Ahead of the 2009 athletics World Championships being staged in Berlin, BAWA member ANDY EDWARDS offers this personal guide to the city

Anyone who spends even a day in Berlin and fails to feel the weight of history probably needs their pulse testing.

I first went there in 1973 returning from a school trip to the Soviet Union, shortly before I studied German and French at university. For most of my life the literature, history and philosophy of the German-speaking world has been a strong interest. Since 1999 I’ve averaged two trips a year to the city, working for the organisers of the Berlin marathon.

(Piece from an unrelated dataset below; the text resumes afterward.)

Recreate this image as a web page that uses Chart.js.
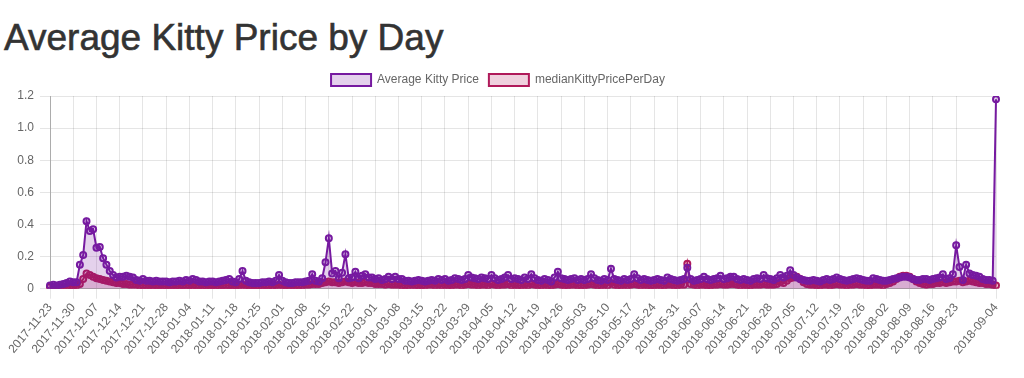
<!DOCTYPE html>
<html>
<head>
<meta charset="utf-8">
<script src="https://cdn.jsdelivr.net/npm/chart.js@4.4.0/dist/chart.umd.min.js"></script>
<style>
  html, body { margin: 0; padding: 0; background: #fff; }
  h1 { position: absolute; left: 4px; top: 0; margin: 0; line-height: 1; padding-top: 19px;
       font-family: "Liberation Sans", Arial, sans-serif; font-weight: normal; font-size: 37px; color: #333;
       -webkit-text-stroke: 0.6px #333; }
  #wrap { position: absolute; left: 0; top: 64px; width: 1012px; height: 295px; }
</style>
</head>
<body>
<h1>Average Kitty Price by Day</h1>
<div id="wrap"><canvas id="c"></canvas></div>
<script>
// Days from 2017-11-23 to 2018-09-04
const startDate = "2017-11-23";
const endDate = "2018-09-04";
const categories = [];
(function () {
  const d = new Date(startDate + "T00:00:00Z");
  const e = new Date(endDate + "T00:00:00Z");
  while (d <= e) { categories.push(d.toISOString().slice(0, 10)); d.setUTCDate(d.getUTCDate() + 1); }
})();

const averageKittyPrice = [
  0.02,0.025,0.02,0.025,0.03,0.035,0.045,
  0.04,0.04,0.15,0.21,0.42,0.36,0.37,
  0.255,0.26,0.19,0.15,0.11,0.085,0.07,
  0.075,0.075,0.08,0.075,0.07,0.055,0.05,
  0.06,0.05,0.05,0.045,0.05,0.045,0.045,
  0.045,0.04,0.045,0.045,0.05,0.045,0.055,
  0.05,0.06,0.055,0.045,0.045,0.04,0.045,
  0.045,0.04,0.045,0.05,0.055,0.06,0.045,
  0.04,0.06,0.11,0.05,0.04,0.035,0.035,
  0.035,0.04,0.04,0.045,0.04,0.05,0.085,
  0.05,0.04,0.035,0.035,0.04,0.04,0.04,
  0.045,0.05,0.09,0.05,0.045,0.065,0.165,
  0.315,0.095,0.11,0.065,0.1,0.215,0.065,
  0.07,0.105,0.065,0.08,0.09,0.07,0.07,
  0.06,0.065,0.055,0.06,0.075,0.06,0.075,
  0.06,0.06,0.05,0.05,0.045,0.05,0.055,
  0.05,0.045,0.05,0.055,0.05,0.06,0.055,
  0.06,0.05,0.055,0.065,0.06,0.055,0.06,
  0.085,0.07,0.065,0.06,0.07,0.065,0.06,
  0.085,0.065,0.055,0.06,0.07,0.085,0.06,
  0.065,0.06,0.055,0.07,0.06,0.09,0.065,
  0.055,0.05,0.06,0.055,0.045,0.07,0.105,
  0.065,0.06,0.055,0.06,0.065,0.055,0.06,
  0.055,0.06,0.09,0.065,0.055,0.05,0.06,
  0.055,0.125,0.06,0.055,0.05,0.06,0.055,
  0.06,0.09,0.065,0.055,0.06,0.055,0.05,
  0.055,0.06,0.055,0.05,0.07,0.06,0.055,
  0.05,0.055,0.06,0.13,0.06,0.05,0.055,
  0.06,0.075,0.06,0.055,0.06,0.065,0.08,
  0.06,0.065,0.075,0.075,0.06,0.055,0.06,
  0.055,0.05,0.06,0.065,0.06,0.085,0.065,
  0.06,0.055,0.065,0.085,0.07,0.08,0.115,
  0.085,0.07,0.06,0.055,0.05,0.05,0.055,
  0.05,0.045,0.055,0.06,0.055,0.06,0.07,
  0.06,0.055,0.05,0.055,0.06,0.065,0.06,
  0.055,0.05,0.05,0.065,0.06,0.055,0.05,
  0.05,0.055,0.06,0.065,0.07,0.075,0.075,
  0.07,0.06,0.055,0.055,0.06,0.06,0.055,
  0.06,0.065,0.07,0.09,0.06,0.065,0.09,
  0.27,0.135,0.055,0.15,0.095,0.085,0.08,
  0.075,0.06,0.055,0.055,0.05,1.18
];

const medianKittyPricePerDay = [
  0.01,0.01,0.01,0.01,0.01,0.01,0.015,
  0.015,0.02,0.03,0.06,0.095,0.085,0.075,
  0.065,0.06,0.055,0.05,0.045,0.04,0.035,
  0.035,0.03,0.03,0.025,0.025,0.025,0.02,
  0.02,0.02,0.02,0.015,0.02,0.02,0.015,
  0.015,0.02,0.02,0.015,0.015,0.02,0.02,
  0.02,0.015,0.02,0.02,0.015,0.015,0.02,
  0.02,0.015,0.015,0.02,0.02,0.02,0.015,
  0.015,0.02,0.025,0.02,0.015,0.015,0.015,
  0.015,0.015,0.02,0.02,0.015,0.02,0.025,
  0.02,0.02,0.015,0.02,0.02,0.02,0.02,
  0.025,0.025,0.03,0.03,0.03,0.035,0.04,
  0.045,0.04,0.04,0.035,0.04,0.045,0.04,
  0.035,0.04,0.035,0.035,0.04,0.035,0.035,
  0.03,0.03,0.03,0.025,0.03,0.025,0.025,
  0.025,0.02,0.02,0.02,0.025,0.02,0.02,
  0.02,0.02,0.025,0.025,0.02,0.025,0.02,
  0.025,0.02,0.02,0.025,0.025,0.02,0.025,
  0.03,0.025,0.025,0.02,0.025,0.025,0.02,
  0.03,0.025,0.02,0.025,0.025,0.03,0.02,
  0.025,0.02,0.02,0.025,0.02,0.03,0.025,
  0.02,0.02,0.025,0.02,0.02,0.025,0.03,
  0.025,0.02,0.02,0.025,0.025,0.02,0.02,
  0.02,0.025,0.03,0.025,0.02,0.02,0.025,
  0.02,0.035,0.025,0.02,0.02,0.025,0.02,
  0.025,0.03,0.025,0.02,0.025,0.02,0.02,
  0.02,0.025,0.02,0.02,0.025,0.025,0.02,
  0.02,0.025,0.025,0.155,0.03,0.025,0.02,
  0.025,0.025,0.02,0.02,0.025,0.025,0.03,
  0.025,0.025,0.03,0.03,0.025,0.02,0.025,
  0.02,0.02,0.025,0.025,0.025,0.03,0.025,
  0.025,0.025,0.03,0.04,0.035,0.05,0.065,
  0.07,0.075,0.06,0.04,0.03,0.025,0.025,
  0.02,0.02,0.025,0.025,0.02,0.025,0.03,
  0.025,0.025,0.02,0.025,0.025,0.03,0.025,
  0.025,0.02,0.02,0.025,0.025,0.025,0.02,
  0.03,0.035,0.045,0.06,0.075,0.08,0.08,
  0.075,0.06,0.045,0.035,0.03,0.025,0.03,
  0.03,0.035,0.035,0.04,0.035,0.04,0.045,
  0.045,0.05,0.04,0.045,0.05,0.045,0.04,
  0.035,0.035,0.03,0.03,0.025,0.02
];

const yTicks = [0, 0.2, 0.4, 0.6, 0.8, 1.0, 1.2];
const tickEvery = 7;

const avgColor = 'rgb(118, 26, 160)';
const avgFill = 'rgba(118, 26, 160, 0.2)';
const medColor = 'rgb(176, 26, 90)';
const medFill = 'rgba(176, 26, 90, 0.2)';

Chart.defaults.font.family = "'Liberation Sans', Arial, Helvetica, sans-serif";
Chart.defaults.font.size = 12;
Chart.defaults.color = '#666';

const n = categories.length;
new Chart(document.getElementById('c'), {
  type: 'line',
  data: {
    labels: categories,
    datasets: [
      {
        label: 'Average Kitty Price',
        data: averageKittyPrice,
        borderColor: avgColor,
        backgroundColor: avgFill,
        pointBackgroundColor: avgFill,
        pointBorderColor: avgColor,
        borderWidth: 2,
        pointRadius: 3,
        pointBorderWidth: 2,
        tension: 0,
        fill: 'origin'
      },
      {
        label: 'medianKittyPricePerDay',
        data: medianKittyPricePerDay,
        borderColor: medColor,
        backgroundColor: medFill,
        pointBackgroundColor: medFill,
        pointBorderColor: medColor,
        borderWidth: 2,
        pointRadius: 3,
        pointBorderWidth: 2,
        tension: 0,
        fill: 'origin'
      }
    ]
  },
  options: {
    animation: false,
    responsive: true,
    maintainAspectRatio: false,
    layout: { padding: { left: 0, right: 16, top: 0, bottom: 0 } },
    plugins: {
      legend: {
        labels: { boxWidth: 40, boxHeight: 12, color: '#666', font: { size: 12 } }
      },
      tooltip: { enabled: false }
    },
    scales: {
      x: {
        afterBuildTicks: (scale) => {
          scale.ticks = scale.ticks.filter(t =>
            (t.value % tickEvery === 0 && t.value + tickEvery < n) || t.value === n - 1);
        },
        ticks: { autoSkip: false, minRotation: 50, maxRotation: 50, color: '#666', padding: 2 },
        grid: { color: 'rgba(0,0,0,0.1)', tickLength: 10 },
        border: { color: 'rgba(0,0,0,0.25)' }
      },
      y: {
        min: 0,
        max: 1.2,
        afterBuildTicks: (scale) => { scale.ticks = yTicks.map(v => ({ value: v })); },
        afterFit: (scale) => { scale.width = 50; },
        ticks: {
          color: '#666',
          padding: 6,
          callback: (v) => v === 0 ? '0' : v.toFixed(1)
        },
        grid: { color: 'rgba(0,0,0,0.1)', tickLength: 10 },
        border: { color: 'rgba(0,0,0,0.25)' }
      }
    }
  }
});
</script>
</body>
</html>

Berlin history is tactile. Go to any of the historic buildings off the grand avenue of Unter den Linden and run your hands over the brick and stonework. The bullet holes date from what the Daily Telegraph’s former war correspondent Cornelius Ryan called The Last Battle.

It seems to have been a definite policy to repair the city to a certain extent but still leave reminders. Take a look at pictures of the Brandenburg Gate during the last days of World War Two and nearby buildings such as the Adlon Hotel.

The city is very walkable. The historic area close to Unter den Linden, described as the “Museuminsel”, literally Museum Island, offers the Guggenheim, the State Opera House, Humboldt University and the Berlin Dom, or cathedral. The area is also full of cafes which, at least before Sterling plunged against the Euro, offered good quality food at lower than London prices. The same applied to the more shopping-orientated avenue of the Kurfuerstendamm, or “Ku’damm”.

In general German food is intended for those engaged in strong, physical work. It may not be the haute cuisine of the French, but there is less snobbery about eating. It’s a question of getting stuck in to a good Jaegerschnitzel with perhaps a Weissbier or Dunkles as accompaniment. After all, you can eat all the pasta or Asian food you want anywhere.

The crowning glory for me is the bread. As a schoolboy, the German bread was a revelation. I came from a country where eating brown bread was only just losing its eccentric status and arrived in a land where bread not only tasted fantastic, but came in such variety it was like choosing from a wine list.

Berlin was, and is still very much, a student city – the sheer number of Berliners reflects the large student populations of the Freie and Technische Universitaet. Perhaps this is why Berliners have been more advanced in eco-friendliness (they are avid bike riders), and why Berlin has been a more affordable place to rent than major British cities. Renting is far more widespread than owning.

Adolf Hitler did not have a soft spot for Berliners. Although his architect Albert Speer created plans for a new “Germania” to crown the Third Reich’s victory, the inhabitants were considered far too uppity, or lippy, by the Nazi establishment. This was due to the famous Berliner “Schnauze” – literally, “having a mouth on you” – which flourishes to this day. If you speak German but haven’t been to Berlin before, beware, the accent is distinctive: “gut” (good) becomes “jut”, the hard “g” replaced by a “y” as in the English “yacht”.

As for getting around, the U-Bahn or metro is excellent, and taxis are plentiful, although the rate of exchange will make them expensive. The city has plenty of greenery and the Tiergarten and Grunewald are good places to run, though, in keeping with the rest of the city, they are pancake-flat.

Berlin also has plenty of water and bridges: the rivers Havel and Spree are part of its landscape, contributing to a feeling that you are never far away from a forest or lake. Forests, especially, are crucial to the German psyche. Just as we might speak of a cross-country run, Germans talk of doing a “Waldlauf” or “forest run”.

Hildegard Knef, actress, singer and writer, and one of the post-war stars of German showbusiness, recorded a song called “Ich hab’ immer einen Koffer in Berlin” (“I always have some luggage left in Berlin”) that summed up the hold the city has on those who return again and again. I count myself among them and hope you get to sample some of the historic city’s atmosphere this August.